CPC Full Form: Cost Per Click, Explained for Sellers
CPC prices a visit, not a sale. Here is what Cost Per Click means, how the auction sets it, and how to decide your maximum bid from margin, not mood.
- CPC stands for Cost Per Click. You pay only when a user clicks, which makes it the default model for search led ads.
- The formula is total ad spend divided by total clicks. CPC connects to CPA through your conversion rate.
- A cheap click from the wrong query is expensive. Mine the search term report and set bids from contribution margin.
CPC full form: Cost Per Click, the amount you pay each time someone clicks your ad. You are charged only when a user acts, which makes CPC the default pricing model for search led platforms where intent is visible in the query itself. It feels safer than paying for impressions. That feeling deserves scrutiny.

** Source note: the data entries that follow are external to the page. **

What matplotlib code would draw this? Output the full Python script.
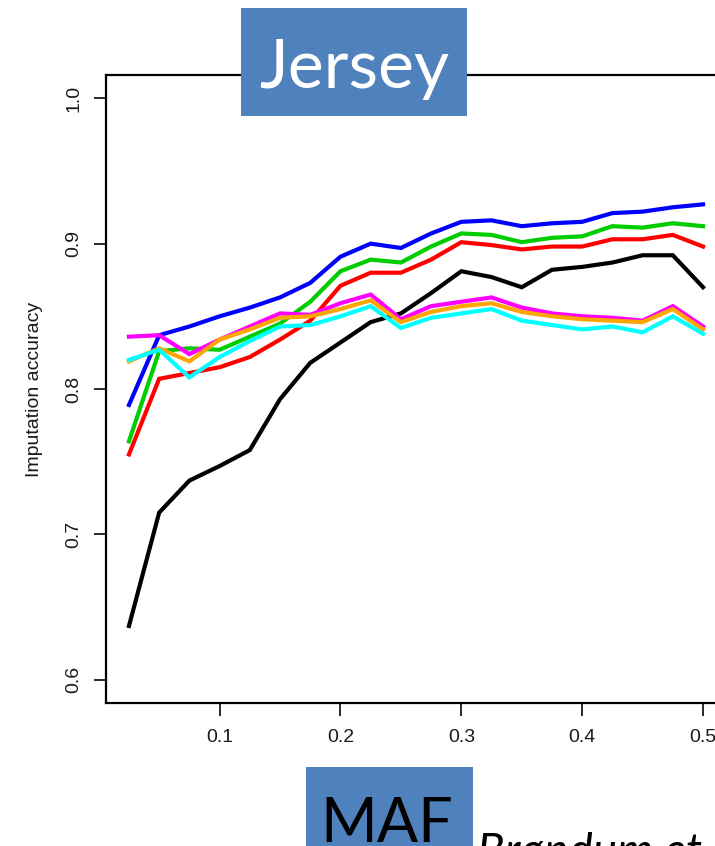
import matplotlib.pyplot as plt
from matplotlib.patches import Rectangle

# MAF bins (x) and imputation accuracy per scenario
maf = [0.025, 0.05, 0.075, 0.1, 0.125, 0.15, 0.175, 0.2, 0.225, 0.25,
       0.275, 0.3, 0.325, 0.35, 0.375, 0.4, 0.425, 0.45, 0.475, 0.5]

acc_black = [0.637, 0.715, 0.737, 0.747, 0.758, 0.793, 0.818, 0.832, 0.846, 0.852,
             0.866, 0.881, 0.877, 0.870, 0.882, 0.884, 0.887, 0.892, 0.892, 0.870]
acc_red = [0.755, 0.807, 0.811, 0.815, 0.822, 0.834, 0.847, 0.871, 0.880, 0.880,
           0.889, 0.901, 0.899, 0.896, 0.898, 0.898, 0.903, 0.903, 0.906, 0.898]
acc_green = [0.764, 0.826, 0.828, 0.827, 0.836, 0.845, 0.860, 0.881, 0.889, 0.887,
             0.898, 0.907, 0.906, 0.901, 0.904, 0.905, 0.912, 0.911, 0.914, 0.912]
acc_blue = [0.789, 0.837, 0.843, 0.850, 0.856, 0.863, 0.873, 0.891, 0.900, 0.897,
            0.907, 0.915, 0.916, 0.912, 0.914, 0.915, 0.921, 0.922, 0.925, 0.927]
acc_magenta = [0.836, 0.837, 0.824, 0.834, 0.843, 0.852, 0.851, 0.859, 0.865, 0.848,
               0.857, 0.860, 0.863, 0.856, 0.852, 0.850, 0.849, 0.847, 0.857, 0.843]
acc_orange = [0.819, 0.828, 0.819, 0.834, 0.841, 0.849, 0.850, 0.855, 0.861, 0.846,
              0.853, 0.857, 0.859, 0.853, 0.850, 0.848, 0.847, 0.846, 0.855, 0.841]
acc_cyan = [0.820, 0.827, 0.808, 0.822, 0.833, 0.843, 0.844, 0.850, 0.857, 0.842,
            0.849, 0.852, 0.855, 0.847, 0.844, 0.841, 0.843, 0.839, 0.850, 0.838]

series = [
    (acc_black, 'black'),
    (acc_red, '#FF0000'),
    (acc_green, '#00CD00'),
    (acc_blue, '#0000FF'),
    (acc_magenta, '#FF00FF'),
    (acc_orange, '#FFA500'),
    (acc_cyan, '#00FFFF'),
]

xticks = [0.1, 0.2, 0.3, 0.4, 0.5]
yticks = [0.6, 0.7, 0.8, 0.9, 1.0]

plt.rcParams['font.family'] = ['Liberation Sans', 'DejaVu Sans']

W, H = 715, 846
fig = plt.figure(figsize=(W / 100, H / 100), dpi=100)
# axes box in pixels: left 106, right ~726 (past the edge), top 75, bottom 703
ax = fig.add_axes([106 / W, 1 - 703 / H, 620 / W, 628 / H])

for vals, col in series:
    ax.plot(maf, vals, color=col, lw=3, solid_joinstyle='miter')

ax.set_xlim(0.006, 0.519)
ax.set_ylim(0.584, 1.016)
ax.set_xticks(xticks)
ax.set_xticklabels([f"{t:.1f}" for t in xticks])
ax.set_yticks(yticks)
ax.set_yticklabels([f"{t:.1f}" for t in yticks], rotation=90, va='center')

for sp in ax.spines.values():
    sp.set_linewidth(1.6)
ax.tick_params(axis='both', length=9, width=1.3, labelsize=14, colors='#1a1a1a')
ax.tick_params(axis='x', pad=10)
ax.tick_params(axis='y', pad=8)

ax.set_ylabel("Imputation accuracy", fontsize=14, labelpad=16, color='#1a1a1a')

# "Jersey" banner
fig.patches.append(Rectangle((241 / W, 1 - 116 / H), 226 / W, 108 / H,
                             transform=fig.transFigure, facecolor='#4F81BD',
                             edgecolor='none', zorder=5))
fig.text(354 / W, 1 - 88 / H, "Jersey", family='Lato', fontsize=49,
         color='white', ha='center', va='baseline', zorder=6)

# "MAF" banner at the bottom
fig.patches.append(Rectangle((306 / W, 0), 167 / W, (H - 767) / H,
                             transform=fig.transFigure, facecolor='#4F81BD',
                             edgecolor='none', zorder=5))
fig.text(387 / W, 1 - 842 / H, "MAF", family='Lato', fontsize=44,
         color='black', ha='center', va='baseline', zorder=6)

fig.text(477 / W, 1 - 866 / H, "Brøndum et al.", family='Lato', style='italic',
         fontsize=33, color='black', ha='left', va='baseline')

fig.savefig("out.png", dpi=100)
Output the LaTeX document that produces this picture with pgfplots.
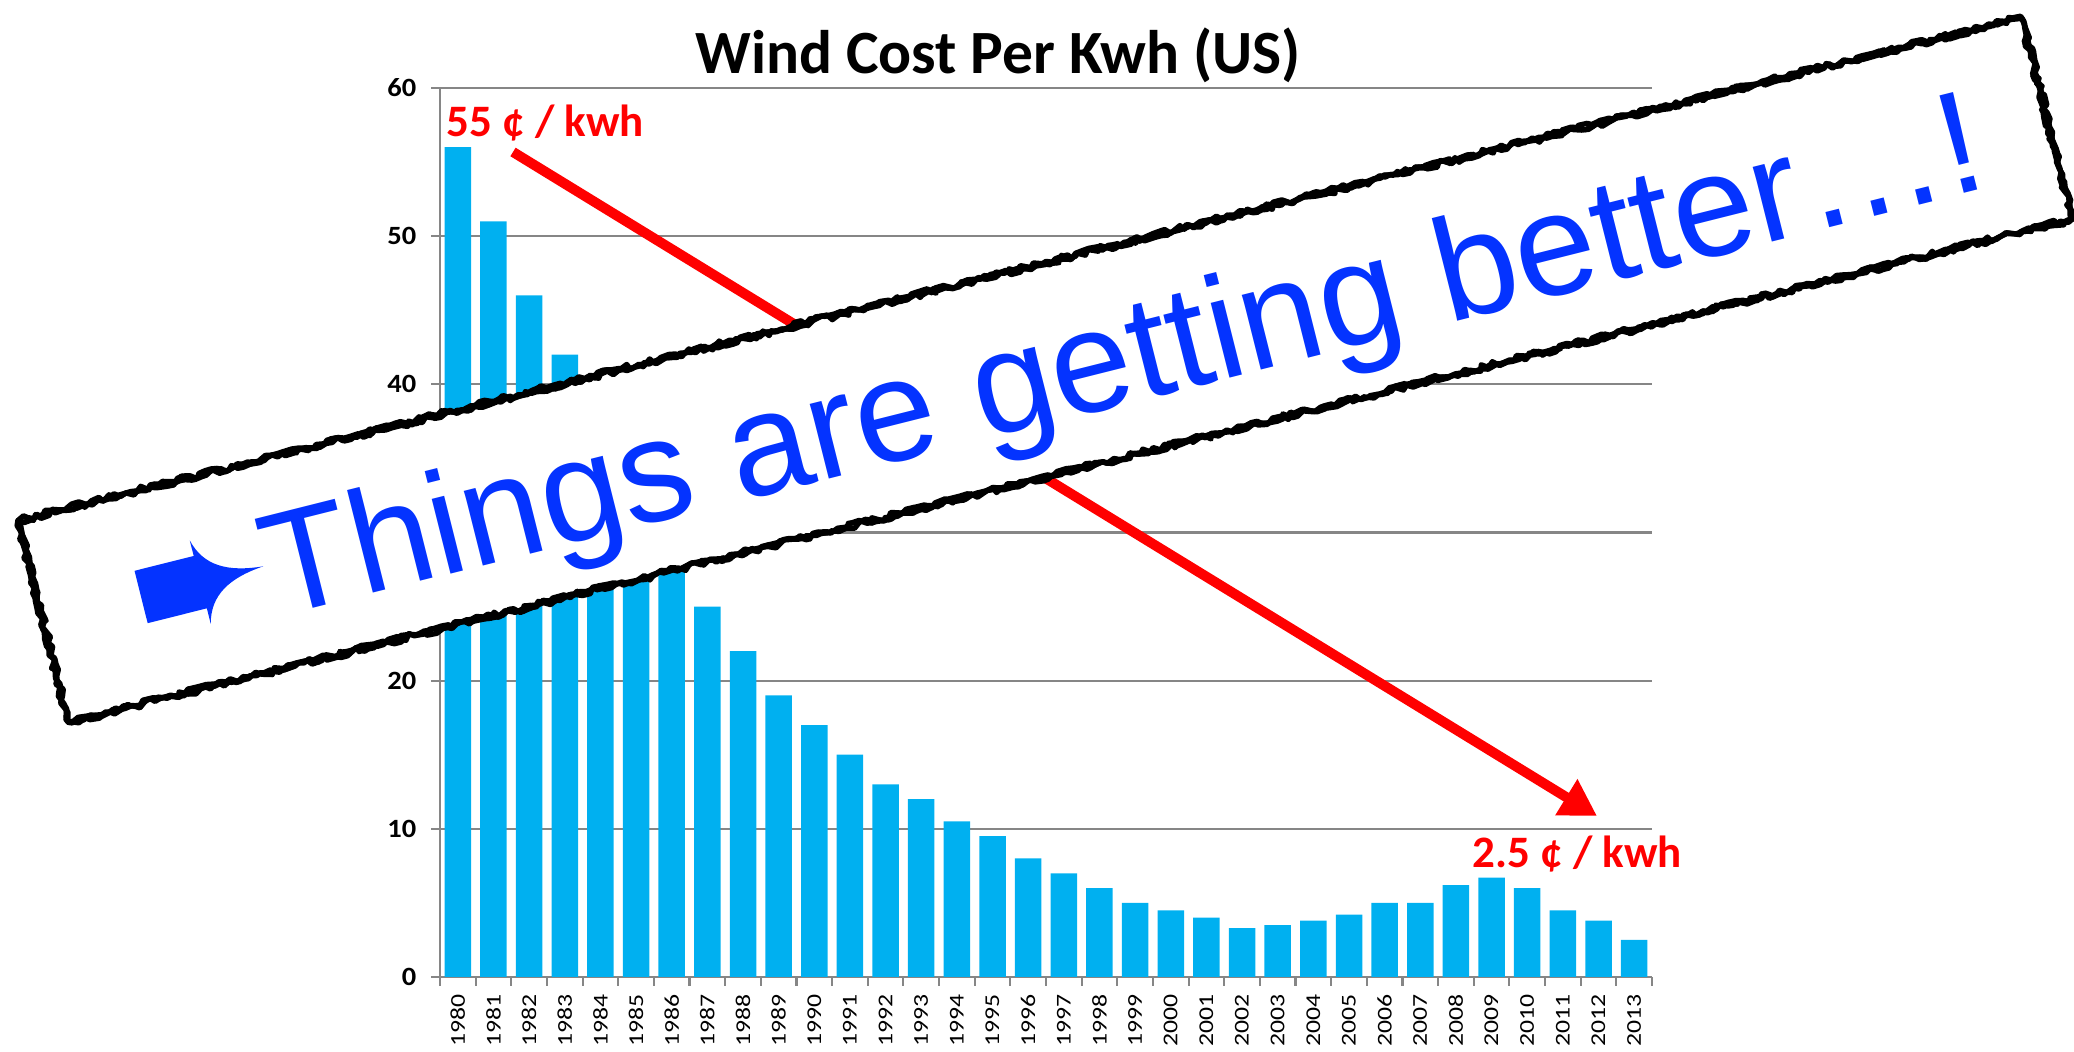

What CPC actually measures
CPC measures the price of a visit, not the value of one. A click from a shopper searching for a specific product with a size and a colour in mind is worth many times a click from someone idly browsing. Both cost money. Both count the same in the clicks column. CPC is set by an auction, so it reflects your bid, your competitors, and the relevance the platform assigns to your ad and listing. When your CPC rises, it means either the auction got hotter or your relevance got weaker. Knowing which one happened is half the job.
The formula
CPC = Total ad spend / Total clicks
Spend Rs 5,000 and receive 500 clicks, and your CPC is Rs 10. CPC also connects the rest of the chain. Multiply CPM by your CTR and you arrive at an effective CPC. Divide CPC by your conversion rate and you arrive at CPA. Every metric in this family is one arithmetic step from its neighbours.
Where you meet it
- Google and Meta ads. Google Search is the original CPC auction, priced per keyword click. Meta buys impressions but reports cost per link click, so treat that number as a derived CPC, not a charged one.
- Amazon and Flipkart ads. Sponsored Products on both platforms are pure CPC auctions. Keyword research decides which auctions you enter, and bid discipline decides what you pay inside them.
- Quick commerce ads. Search placements on Blinkit, Zepto and Instamart increasingly run on CPC, with tight inventory and short, urgent queries.
Across every one of these surfaces the same rule applies. Branded and exact match terms cost less and convert more because the shopper has already decided. Generic and category terms cost more per useful click because you are paying to interrupt a comparison. Neither is wrong. A healthy account carries both, in a ratio that your margins can support and your growth targets demand.
How operators misread it
The first misreading is chasing cheap clicks. Broad keywords carry low CPCs and low intent, and the savings evaporate at the order stage. The second is ignoring the search term report. Junk queries quietly drain ad spend while the average CPC looks respectable, and weekly negative keyword hygiene is the fix. The third is treating CPC as a verdict. A CPC has no meaning until you divide it by CVR and compare the resulting CPA against your contribution margin. A Rs 30 click that converts is a bargain. A Rs 3 click that never does is a leak. There is no universal good CPC. It varies by category and keyword intent, so judge it against your own unit economics.
Pay for intent, not traffic
Set your maximum CPC backwards from money. Start with AOV, apply your contribution margin, multiply by your expected conversion rate, and the output is the most a click is worth to you. Bid under that ceiling, prune the search term report every week, and let the exact match terms that print orders take a larger share of budget. Traffic is easy to buy. Intent has to be selected.